Television has a new Black female heroine.
Twenty-five years after the 1995 novel was released, Hulu presented a new romantic comedy web series High Fidelity. Based on the 2000 film of the same name starring John Cusack, the web series stars singer-actress Zoe Kravitz. The 31 year old daughter of iconic 80’s couple Lenny Kravitz and Lisa Bonet stars as the reimagined record store owner Robyn “Rob” Brooks, the weed-smoking, pop-culture knowing hipster who begins every episode with a soliloquy on the qualms of love and heartbreak.
It is important to note the decision to make Rob Brooks a female, and a black female at that, is one of brilliance and comedic genius.
Zoe Kravitz is the latest addition in the Black female comedic resurgence that produced the likes of other Issa Rae in Insecure, Logan Browning in Dear White People, and Yara Shahidi in Grownish. Zoe’s commanding performance of a character revolutionized by the white male gaze takes back the narrative of Black people let alone Black women being virtually absent from hipster comedy and rewriting for a new generation to follow.
Adrian Horton writes in her 2020 article for The Guardian, “the gender flip smartly reorients the music of the movie; now, a black, queer woman… dictates the terms of taste and asserts the vibe, even if her pop culture awareness is almost entirely music-centric.” It’s important to note this flip because in doing so, Rob becomes the exact antithesis that this show needs to play out. Gone are the days of age-old romantic comedies that depict the quintessential white male saga of drugs, sex, and rock and roll.
In this High Fidelity, the gaze is widened. Rob is much more interesting and has more depth. This quasi feminist narrative brings to life sharp dialogue and captivating story lines to reimagine a sleeper hit for another generation of hipsters.

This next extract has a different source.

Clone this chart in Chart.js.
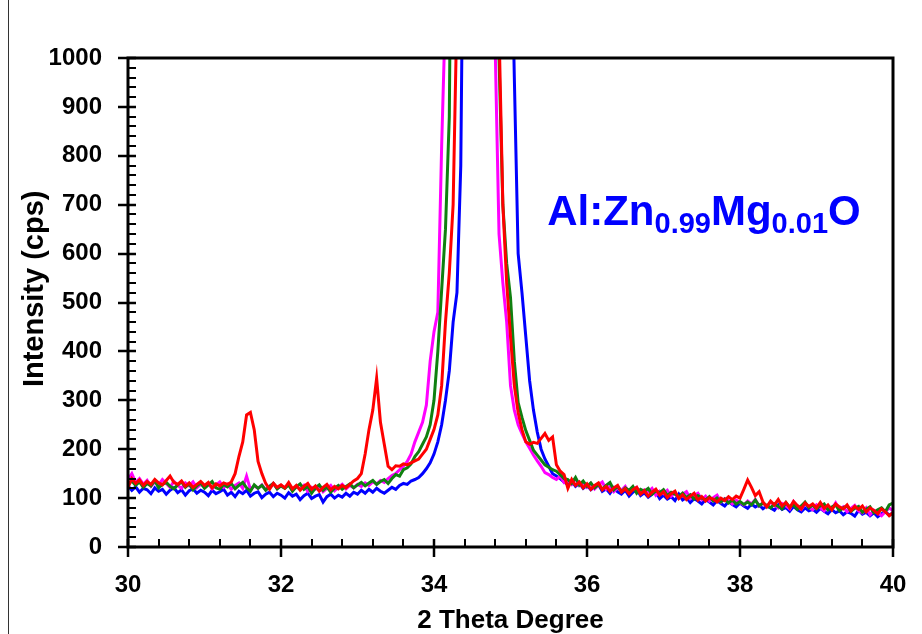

Often in popular culture and the tales of society and culture, women are the cultural bearers and often the vessel in which tradition and encounters are born. Rob in High Fidelity is a great example. Jen Chaney writes in her 2020 article for Vulture, “Rob’s race and gender is of special significance because music culture has historically been so dominated by white male perspectives, as the original High Fidelity proves.”